Task statement: Word for word, copy all the data and drop the pictures.

==== Source data ====

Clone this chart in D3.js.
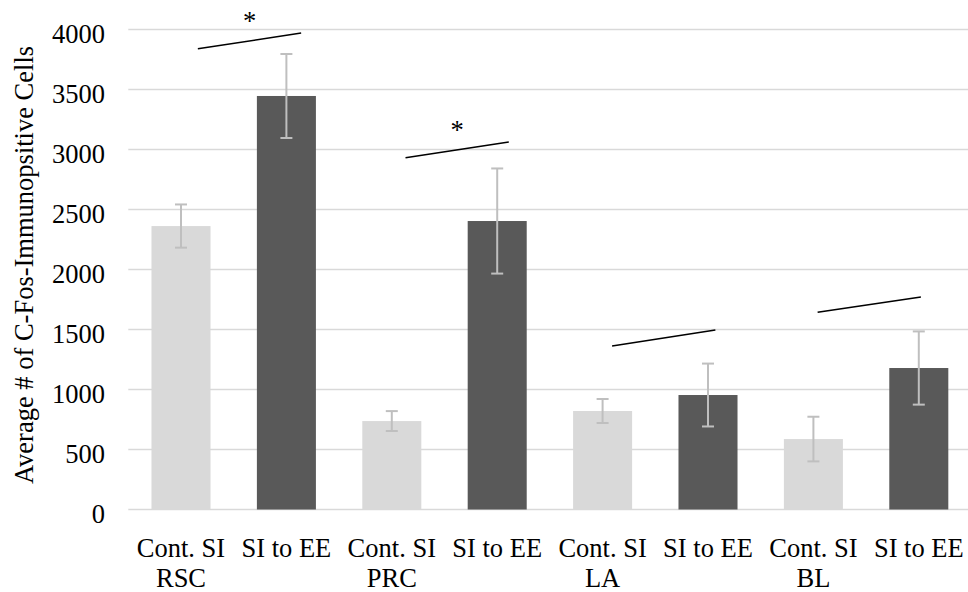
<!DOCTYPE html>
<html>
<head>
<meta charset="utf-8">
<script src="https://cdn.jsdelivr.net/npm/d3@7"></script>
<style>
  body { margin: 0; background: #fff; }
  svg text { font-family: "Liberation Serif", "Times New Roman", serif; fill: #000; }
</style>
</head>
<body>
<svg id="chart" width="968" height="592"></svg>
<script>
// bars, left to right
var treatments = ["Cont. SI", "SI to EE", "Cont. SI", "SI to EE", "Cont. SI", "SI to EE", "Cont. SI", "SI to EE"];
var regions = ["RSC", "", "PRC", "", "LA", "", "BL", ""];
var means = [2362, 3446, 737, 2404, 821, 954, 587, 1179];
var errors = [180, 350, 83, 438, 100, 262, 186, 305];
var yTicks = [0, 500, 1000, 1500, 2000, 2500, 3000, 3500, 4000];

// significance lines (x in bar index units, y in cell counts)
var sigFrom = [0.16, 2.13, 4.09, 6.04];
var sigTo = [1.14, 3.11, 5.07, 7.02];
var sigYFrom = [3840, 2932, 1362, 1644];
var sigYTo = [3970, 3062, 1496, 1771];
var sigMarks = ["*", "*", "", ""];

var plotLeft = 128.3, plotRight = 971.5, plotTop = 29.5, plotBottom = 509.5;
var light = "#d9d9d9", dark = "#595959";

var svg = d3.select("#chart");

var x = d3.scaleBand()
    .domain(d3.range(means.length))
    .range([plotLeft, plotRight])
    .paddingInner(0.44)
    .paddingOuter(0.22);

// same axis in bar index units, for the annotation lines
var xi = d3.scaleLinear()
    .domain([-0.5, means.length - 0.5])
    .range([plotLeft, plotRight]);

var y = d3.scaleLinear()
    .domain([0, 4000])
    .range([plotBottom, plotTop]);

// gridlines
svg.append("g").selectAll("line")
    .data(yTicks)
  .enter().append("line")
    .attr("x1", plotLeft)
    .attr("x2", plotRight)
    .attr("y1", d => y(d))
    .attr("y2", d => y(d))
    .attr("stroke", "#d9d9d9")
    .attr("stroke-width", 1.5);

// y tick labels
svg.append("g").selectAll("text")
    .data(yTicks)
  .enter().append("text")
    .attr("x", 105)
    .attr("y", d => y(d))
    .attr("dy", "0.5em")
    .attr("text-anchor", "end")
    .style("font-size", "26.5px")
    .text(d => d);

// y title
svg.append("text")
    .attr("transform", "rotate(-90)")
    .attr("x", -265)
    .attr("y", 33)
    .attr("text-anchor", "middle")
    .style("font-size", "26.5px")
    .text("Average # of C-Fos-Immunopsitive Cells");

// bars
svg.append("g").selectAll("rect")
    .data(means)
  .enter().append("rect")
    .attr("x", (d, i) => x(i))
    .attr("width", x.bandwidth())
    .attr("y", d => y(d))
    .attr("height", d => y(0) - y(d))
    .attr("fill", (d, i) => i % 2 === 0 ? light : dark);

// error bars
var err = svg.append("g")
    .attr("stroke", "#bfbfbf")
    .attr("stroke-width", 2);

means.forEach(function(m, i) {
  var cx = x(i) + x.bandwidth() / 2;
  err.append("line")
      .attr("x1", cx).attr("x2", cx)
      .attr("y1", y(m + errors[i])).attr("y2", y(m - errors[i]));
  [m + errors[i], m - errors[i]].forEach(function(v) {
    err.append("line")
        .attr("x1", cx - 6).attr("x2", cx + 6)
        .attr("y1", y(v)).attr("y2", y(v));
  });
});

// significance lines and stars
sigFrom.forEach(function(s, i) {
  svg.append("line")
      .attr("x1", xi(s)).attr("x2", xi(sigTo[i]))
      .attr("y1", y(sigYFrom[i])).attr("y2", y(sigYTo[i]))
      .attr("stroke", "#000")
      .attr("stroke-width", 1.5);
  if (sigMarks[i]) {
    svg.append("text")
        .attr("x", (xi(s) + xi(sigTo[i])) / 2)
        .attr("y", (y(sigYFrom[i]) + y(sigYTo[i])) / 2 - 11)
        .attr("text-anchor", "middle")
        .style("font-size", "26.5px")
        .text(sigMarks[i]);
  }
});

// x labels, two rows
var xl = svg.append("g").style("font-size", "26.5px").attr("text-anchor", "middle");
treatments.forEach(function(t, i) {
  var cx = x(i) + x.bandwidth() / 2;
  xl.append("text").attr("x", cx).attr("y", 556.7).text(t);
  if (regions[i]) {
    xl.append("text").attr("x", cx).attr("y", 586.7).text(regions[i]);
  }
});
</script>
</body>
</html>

====

Final result:
Clone this chart in D3.js.
<!DOCTYPE html>
<html>
<head>
<meta charset="utf-8">
<script src="https://cdn.jsdelivr.net/npm/d3@7"></script>
<style>
  body { margin: 0; background: #fff; }
  svg text { font-family: "Liberation Serif", "Times New Roman", serif; fill: #000; }
</style>
</head>
<body>
<svg id="chart" width="968" height="592"></svg>
<script>
// bars, left to right
var treatments = ["Cont. SI", "SI to EE", "Cont. SI", "SI to EE", "Cont. SI", "SI to EE", "Cont. SI", "SI to EE"];
var regions = ["RSC", "", "PRC", "", "LA", "", "BL", ""];
var means = [2362, 3446, 737, 2404, 821, 954, 587, 1179];
var errors = [180, 350, 83, 438, 100, 262, 186, 305];
var yTicks = [0, 500, 1000, 1500, 2000, 2500, 3000, 3500, 4000];

// significance lines (x in bar index units, y in cell counts)
var sigFrom = [0.16, 2.13, 4.09, 6.04];
var sigTo = [1.14, 3.11, 5.07, 7.02];
var sigYFrom = [3840, 2932, 1362, 1644];
var sigYTo = [3970, 3062, 1496, 1771];
var sigMarks = ["*", "*", "", ""];

var plotLeft = 128.3, plotRight = 971.5, plotTop = 29.5, plotBottom = 509.5;
var light = "#d9d9d9", dark = "#595959";

var svg = d3.select("#chart");

var x = d3.scaleBand()
    .domain(d3.range(means.length))
    .range([plotLeft, plotRight])
    .paddingInner(0.44)
    .paddingOuter(0.22);

// same axis in bar index units, for the annotation lines
var xi = d3.scaleLinear()
    .domain([-0.5, means.length - 0.5])
    .range([plotLeft, plotRight]);

var y = d3.scaleLinear()
    .domain([0, 4000])
    .range([plotBottom, plotTop]);

// gridlines
svg.append("g").selectAll("line")
    .data(yTicks)
  .enter().append("line")
    .attr("x1", plotLeft)
    .attr("x2", plotRight)
    .attr("y1", d => y(d))
    .attr("y2", d => y(d))
    .attr("stroke", "#d9d9d9")
    .attr("stroke-width", 1.5);

// y tick labels
svg.append("g").selectAll("text")
    .data(yTicks)
  .enter().append("text")
    .attr("x", 105)
    .attr("y", d => y(d))
    .attr("dy", "0.5em")
    .attr("text-anchor", "end")
    .style("font-size", "26.5px")
    .text(d => d);

// y title
svg.append("text")
    .attr("transform", "rotate(-90)")
    .attr("x", -265)
    .attr("y", 33)
    .attr("text-anchor", "middle")
    .style("font-size", "26.5px")
    .text("Average # of C-Fos-Immunopsitive Cells");

// bars
svg.append("g").selectAll("rect")
    .data(means)
  .enter().append("rect")
    .attr("x", (d, i) => x(i))
    .attr("width", x.bandwidth())
    .attr("y", d => y(d))
    .attr("height", d => y(0) - y(d))
    .attr("fill", (d, i) => i % 2 === 0 ? light : dark);

// error bars
var err = svg.append("g")
    .attr("stroke", "#bfbfbf")
    .attr("stroke-width", 2);

means.forEach(function(m, i) {
  var cx = x(i) + x.bandwidth() / 2;
  err.append("line")
      .attr("x1", cx).attr("x2", cx)
      .attr("y1", y(m + errors[i])).attr("y2", y(m - errors[i]));
  [m + errors[i], m - errors[i]].forEach(function(v) {
    err.append("line")
        .attr("x1", cx - 6).attr("x2", cx + 6)
        .attr("y1", y(v)).attr("y2", y(v));
  });
});

// significance lines and stars
sigFrom.forEach(function(s, i) {
  svg.append("line")
      .attr("x1", xi(s)).attr("x2", xi(sigTo[i]))
      .attr("y1", y(sigYFrom[i])).attr("y2", y(sigYTo[i]))
      .attr("stroke", "#000")
      .attr("stroke-width", 1.5);
  if (sigMarks[i]) {
    svg.append("text")
        .attr("x", (xi(s) + xi(sigTo[i])) / 2)
        .attr("y", (y(sigYFrom[i]) + y(sigYTo[i])) / 2 - 11)
        .attr("text-anchor", "middle")
        .style("font-size", "26.5px")
        .text(sigMarks[i]);
  }
});

// x labels, two rows
var xl = svg.append("g").style("font-size", "26.5px").attr("text-anchor", "middle");
treatments.forEach(function(t, i) {
  var cx = x(i) + x.bandwidth() / 2;
  xl.append("text").attr("x", cx).attr("y", 556.7).text(t);
  if (regions[i]) {
    xl.append("text").attr("x", cx).attr("y", 586.7).text(regions[i]);
  }
});
</script>
</body>
</html>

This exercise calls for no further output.